London loves Thursday! 3.3m use Tube in return to (co-working) office – and the pub
Thursday is now the most popular day for London workers to head into the office – with over 3.3m jumping on the tube to join colleagues for after work drinks.
According to the latest ridership from TFL and WeWork shared exclusively with City A.M, Thursday is now the most popular weekday to travel on the Tube, reaching some 3.46 million journeys on February 23rd.
Post-covid, the City’s workforce has struggled to commit to five days in the workplace, with many offices now only requiring staff to come in two or three times a week – completing the rest of the week working from home.
This was coined as Tuesday, Wednesday and Thursday, or T.W.a.Ts, with backlash in some industries like banking and insurance.
With a much needed shot in the arm for London, the data, which was done in collaboration with WeWork, showed that Tuesdays and Wednesdays are equally popular days for commuters, as workers crave a break from working remotely.
WeWork said that it saw a 27 per cent jump during the week of March 6th in people booking their co-working spaces.
“With this new level of flexibility and more employees empowered by choice, it’s no surprise that Thursday is now our most popular day in the office.
“This is perhaps an indication that workers are planning their in-office days to coincide with collaborating with colleagues during the day and social plans that evening,” Ben Samuels, global head of sales at WeWork said.
Alex Williams, chief customer and strategy officer at TfL, added: “There are now more than 3m Tube journeys and at least 5m bus journeys made most weekdays, showing that people are increasingly returning to public transport to get around the city.
“The transformative Elizabeth line is also enabling more journeys than had been projected, with around 600,000 made using the line each day.”
Debbie, a personal assistant, from South-West London, told City A.M, that while the tubes may be significantly busier on a Thursday the rush is “worth it” as she can join her colleagues for post-work drinks and social events.
“Usually the Tubes are busy but it’s worth it as my team heads out to the local pub after work, and there is a good buzz around the office on a Thursday as everyone’s work load seems to have died down towards the end of the week,” she said.
A shot in the arm for London’s hospitality?
The move away from 5 days in the office has led to the UK hospitality industry warning it has made losses, with Thursday and Friday not being as lucrative as they once were.
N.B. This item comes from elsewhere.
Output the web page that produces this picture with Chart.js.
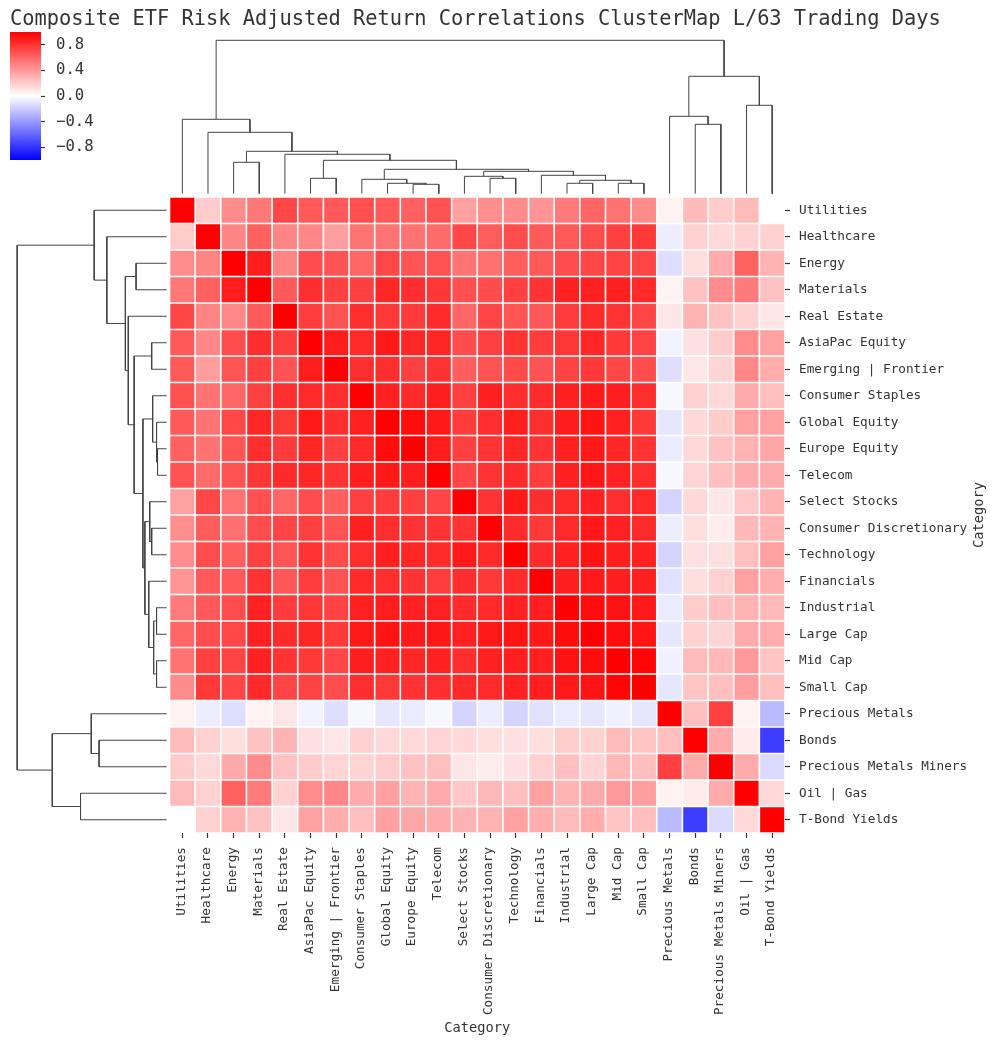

Energy costs have also put pressure on prices, with pints regularly now averaging over £7.
This morning, Tim Martin, the JD Wetherspoon boss, blamed “ferocious” inflation for a 91 per cent drop in profit.
Hospitality’s struggles have been exacerbated by repeated rail and tube strikes, which have meant people work from home more often, and don’t go out after work.
These are now ending with the RMT accepting a pay deal this week, meaning less rail disruption is expected.
Last week, hostility leaders criticised the government for not including overseas bar and restaurant workers in official figures, amid a major staff shortage, post Brexit.